Sunday, March 21, 2010

Entertaining Easily - Economically

Pet Milk Company, St. Louis, Mo., 1941


The sponsor also brought radio listeners Saturday nights with Jessica Dragonette [they don't make minor celebrity names like they used to!]


The recipes are introduced by Mary Lee Taylor, hostess of Pet's "Radio Demonstrations of better food made at lower cost"—


The text is quite earnest, beginning, "You may be feeling that the word 'party' doesn't fit at all into your world as you find it today." This was published sometime in 1941—I'm assuming it was before Pearl Harbor, and that the remark refers mainly to the Depression.

The introduction continues for a full page, even including words of more than one syllable. It's always impressive—and more than a little depressing—to see how advertisers of the past expected the public to be literate. On the other hand, this is all in the service of claiming the housewife's cooking will be "extra wholesome" as well as thrifty, when she uses "Irradiated Pet Milk which costs less generally than ordinary milk."

The manufacturer's "scientific" pitch goes on to tout the product, "sterilized in sealed cans...as safe as if there were no disease germs in the world. Pet Milk is irradiated, enriched with extra 'sunshine' vitamin D..."

The appeal of the recipes is about as credible as that pitch. They are good old American stodgy: vegetables are rarely mentioned, with occasional exceptions for celery, parsley, or canned mushrooms.

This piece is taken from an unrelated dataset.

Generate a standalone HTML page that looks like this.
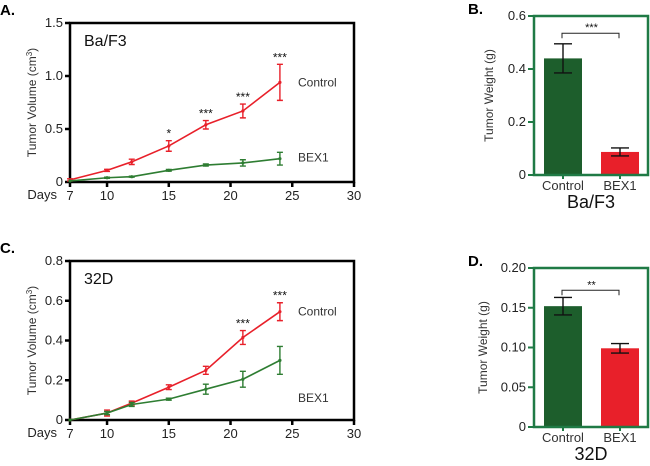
<!DOCTYPE html>
<html><head><meta charset="utf-8"><style>
html,body{margin:0;padding:0;background:#fff;}
svg{display:block;font-family:"Liberation Sans",Arial,sans-serif;}
</style></head><body>
<svg id="fig" width="650" height="466" viewBox="0 0 650 466"></svg>
<script>
// ---- data ----
const days = [7, 10, 12, 15, 18, 21, 24];
const xTicks = [7, 10, 15, 20, 25, 30];
const aControl = [0.02, 0.11, 0.19, 0.34, 0.54, 0.67, 0.94];
const aControlErr = [0.01, 0.01, 0.025, 0.05, 0.04, 0.065, 0.17];
const aBex = [0.01, 0.04, 0.05, 0.11, 0.16, 0.18, 0.22];
const aBexErr = [0, 0.005, 0.005, 0.008, 0.01, 0.03, 0.06];
const aStars = ["", "", "", "*", "***", "***", "***"];
const aYTicks = [0, 0.5, 1.0, 1.5];
const aYLabels = ["0", "0.5", "1.0", "1.5"];
const cControl = [0.0, 0.035, 0.085, 0.165, 0.25, 0.415, 0.545];
const cControlErr = [0, 0.015, 0.01, 0.012, 0.02, 0.035, 0.045];
const cBex = [0.0, 0.035, 0.078, 0.105, 0.155, 0.205, 0.30];
const cBexErr = [0, 0.008, 0.01, 0.005, 0.025, 0.04, 0.07];
const cStars = ["", "", "", "", "", "***", "***"];
const cYTicks = [0, 0.2, 0.4, 0.6, 0.8];
const cYLabels = ["0", "0.2", "0.4", "0.6", "0.8"];
const barCats = ["Control", "BEX1"];
const bVals = [0.44, 0.087];
const bErr = [0.055, 0.015];
const bYTicks = [0, 0.2, 0.4, 0.6];
const bYLabels = ["0", "0.2", "0.4", "0.6"];
const dVals = [0.152, 0.099];
const dErr = [0.011, 0.006];
const dYTicks = [0, 0.05, 0.10, 0.15, 0.20];
const dYLabels = ["0", "0.05", "0.10", "0.15", "0.20"];

const NS = "http://www.w3.org/2000/svg";
const svg = document.getElementById("fig");
function mk(tag, attrs, parent, text) {
  const e = document.createElementNS(NS, tag);
  for (const k in attrs) e.setAttribute(k, attrs[k]);
  if (text !== undefined) e.textContent = text;
  (parent || svg).appendChild(e);
  return e;
}
const RED = "#e8202a", GREEN = "#2e7d32", DGREEN = "#1d5e2c", BORDERG = "#1f7a45";

function lineChart(o) {
  const g = mk("g", {});
  
  
  const L = 70, R = 354, T = o.top, B = o.top + 159;
  const x = d => L + (d - 7) * (R - L) / 23;
  const y = v => B - v * (B - T) / o.ymax;
  const lbl = mk("text", {x: 0, y: o.top - 8, "font-size": 15, "font-weight": "bold"}, g, o.letter);
  
  
  const box = mk("rect", {x: L, y: T, width: R - L, height: B - T, fill: "none", stroke: "#000", "stroke-width": 2.5}, g);
  
  
  o.yTicks.forEach((t, i) => {
    mk("line", {x1: L - 5, x2: L, y1: y(t), y2: y(t), stroke: "#000", "stroke-width": 2.5}, g);
    const tl = mk("text", {x: L - 7, y: y(t) + 4, "font-size": 13, "text-anchor": "end", fill: "#222"}, g, o.yLabels[i]);
    
    
  });
  xTicks.forEach(t => {
    mk("line", {x1: x(t), x2: x(t), y1: B, y2: B + 5, stroke: "#000", "stroke-width": 2.5}, g);
    const tl = mk("text", {x: x(t), y: B + 18, "font-size": 13, "text-anchor": "middle", fill: "#222"}, g, String(t));
    
    
  });
  const dl = mk("text", {x: 57, y: B + 17, "font-size": 13, "text-anchor": "end", fill: "#222"}, g, "Days");
  
  
  const yt = mk("text", {x: 0, y: 0, "font-size": 12, "text-anchor": "middle", fill: "#333",
    transform: `translate(36,${(T + B) / 2}) rotate(-90)`}, g);
  
  
  yt.innerHTML = 'Tumor Volume (cm<tspan dy="-4" font-size="8">3</tspan><tspan dy="4">)</tspan>';
  const ct = mk("text", {x: 84, y: T + 23, "font-size": 16, fill: "#111"}, g, o.title);
  
  
  [[o.ctrl, o.ctrlErr, RED, "control-series"], [o.bex, o.bexErr, GREEN, "bex1-series"]].forEach(([vals, err, col, nm]) => {
    const s = mk("g", {}, g);
    
    
    const pl = mk("polyline", {points: days.map((d, i) => x(d) + "," + y(vals[i])).join(" "), fill: "none", stroke: col, "stroke-width": 1.6}, s);
    
    
    days.forEach((d, i) => {
      const e = err[i];
      if (e > 0.004) {
        const eb = mk("path", {d: `M${x(d)},${y(vals[i] + e)}V${y(vals[i] - e)}M${x(d) - 3},${y(vals[i] + e)}h6M${x(d) - 3},${y(vals[i] - e)}h6`, stroke: col, "stroke-width": 1.4, fill: "none"}, s);
        
        
      }
      const p = mk("circle", {cx: x(d), cy: y(vals[i]), r: 1.6, fill: col}, s);
      
      
    });
  });
  days.forEach((d, i) => {
    if (!o.stars[i]) return;
    const top = Math.max(o.ctrl[i] + o.ctrlErr[i], o.bex[i] + o.bexErr[i]);
    const st = mk("text", {x: x(d), y: y(top) - 3, "font-size": 12, "text-anchor": "middle", fill: "#111"}, g, o.stars[i]);
    
    
  });
  const lc = mk("text", {x: 298, y: y(o.ctrl[6]) + 4, "font-size": 12, fill: "#333"}, g, "Control");
  
  
  const lb = mk("text", {x: 298, y: y(o.bexLabelY) + 4, "font-size": 12, fill: "#333"}, g, "BEX1");
  
  
}

function barChart(o) {
  const g = mk("g", {});
  
  
  const L = 534, R = 648, T = o.top, B = o.top + 159;
  const y = v => B - v * (B - T) / o.ymax;
  const cx = [563, 620];
  const bw = 38;
  const lbl = mk("text", {x: 468, y: o.top - 2, "font-size": 15, "font-weight": "bold"}, g, o.letter);
  
  
  const cols = [DGREEN, RED];
  o.vals.forEach((v, i) => {
    const r = mk("rect", {x: cx[i] - bw / 2, y: y(v), width: bw, height: B - y(v), fill: cols[i]}, g);
    
    
    const e = o.err[i];
    const eb = mk("path", {d: `M${cx[i]},${y(v + e)}V${y(v - e)}M${cx[i] - 9},${y(v + e)}h18M${cx[i] - 9},${y(v - e)}h18`, stroke: "#111", "stroke-width": 1.4, fill: "none"}, g);
    
    
    const xl = mk("text", {x: cx[i], y: B + 15, "font-size": 13, "text-anchor": "middle", fill: "#333"}, g, barCats[i]);
    
    
    mk("line", {x1: cx[i], x2: cx[i], y1: B, y2: B + 4, stroke: BORDERG, "stroke-width": 2}, g);
  });
  const box = mk("rect", {x: L, y: T, width: R - L, height: B - T, fill: "none", stroke: BORDERG, "stroke-width": 2.5}, g);
  
  
  o.yTicks.forEach((t, i) => {
    mk("line", {x1: L - 6, x2: L, y1: y(t), y2: y(t), stroke: BORDERG, "stroke-width": 2}, g);
    const tl = mk("text", {x: L - 8, y: y(t) + 4, "font-size": 13, "text-anchor": "end", fill: "#222"}, g, o.yLabels[i]);
    
    
  });
  const yt = mk("text", {x: 0, y: 0, "font-size": 12, "text-anchor": "middle", fill: "#333",
    transform: `translate(${o.ytx},${(T + B) / 2}) rotate(-90)`}, g, "Tumor Weight (g)");
  
  
  const by = y(o.bracket);
  const br = mk("path", {d: `M${cx[0] - 1},${by + 5}V${by}H${cx[1] - 1}V${by + 5}`, stroke: "#222", "stroke-width": 1, fill: "none"}, g);
  
  
  const st = mk("text", {x: (cx[0] + cx[1]) / 2, y: by - 2, "font-size": 11, "text-anchor": "middle", fill: "#111"}, g, o.stars);
  
  
  const ct = mk("text", {x: 591, y: B + 33, "font-size": 18, "text-anchor": "middle", fill: "#111"}, g, o.title);
  
  
}

lineChart({name: "chart-a-ba-f3-volume", letter: "A.", top: 23, ymax: 1.5, yTicks: aYTicks, yLabels: aYLabels, title: "Ba/F3",
  ctrl: aControl, ctrlErr: aControlErr, bex: aBex, bexErr: aBexErr, stars: aStars, bexLabelY: 0.23});
lineChart({name: "chart-c-32d-volume", letter: "C.", top: 261, ymax: 0.8, yTicks: cYTicks, yLabels: cYLabels, title: "32D",
  ctrl: cControl, ctrlErr: cControlErr, bex: cBex, bexErr: cBexErr, stars: cStars, bexLabelY: 0.11});
barChart({name: "chart-b-ba-f3-weight", letter: "B.", top: 16, ymax: 0.6, yTicks: bYTicks, yLabels: bYLabels, vals: bVals, err: bErr,
  bracket: 0.535, stars: "***", title: "Ba/F3", ytx: 493});
barChart({name: "chart-d-32d-weight", letter: "D.", top: 268, ymax: 0.2, yTicks: dYTicks, yLabels: dYLabels, vals: dVals, err: dErr,
  bracket: 0.172, stars: "**", title: "32D", ytx: 487});
</script>
</body></html>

A few recipes are illustrated with unfortunate period color photography—



Even more unfortunate is the small nod to exotic dishes: "[American] Cheese Fondue," and, "Pet Chop Suey." Although the last is frightening—the actual recipe, that is; forget the double entendre—the canned bean sprouts, celery and onions in the ingredients include more vegetables than most other recipes here. But, who needs vegetables, when you can have healthful Irridiated Pet Milk added to absolutely everything?

The recipes and nutritional pitch may seem completely dated. Yet Pet Fudge still makes its appearance at office pot lucks and family holiday dinners throughout the nation.